The couple has traditionally lived with the wife’s or the husband’s family until
her first child is about a year old. The groom helps with farming in the bride’s family for several years until the couple feels they are economically ready to establish a separate household. Even then, they may continue to farm jointly with the older generation and either divide the harvest or eat from a common granary. A bride may sometimes move into her husband’s household.
When the couple has children, parents or grandparents usually help raise their grandchildren before they reach school age. Grown-up children usually also live in until they get married and sometimes even until after they have their own children so that the grandparents can help raise them or sometimes until they save enough money to build their own house.

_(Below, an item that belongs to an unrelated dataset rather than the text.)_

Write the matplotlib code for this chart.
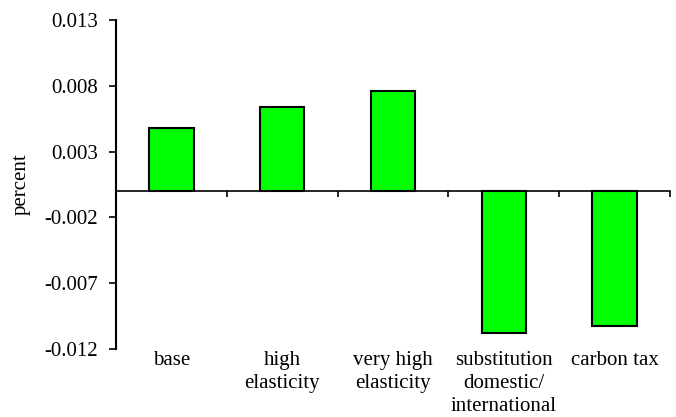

However, the youngest daughter and her husband often have responsibility of taking care for parents and ultimately to inherit the house. The moved-out children support their parents by sending money back if they live far away, otherwise they come to visit and eat together as a family very often. All the children divide lands and other valuables.
In Laos, there is no social security or other welfare, such as homes for the elderly provided by the government. However, as our family bonds are strong and everyone in the family helps everyone out it is an important part of our culture to take care of our aging parents and grandparents. Lao families tend to change due to the modern life. Instead of extended families most families are replaced by nuclear ones as people have fewer children these days.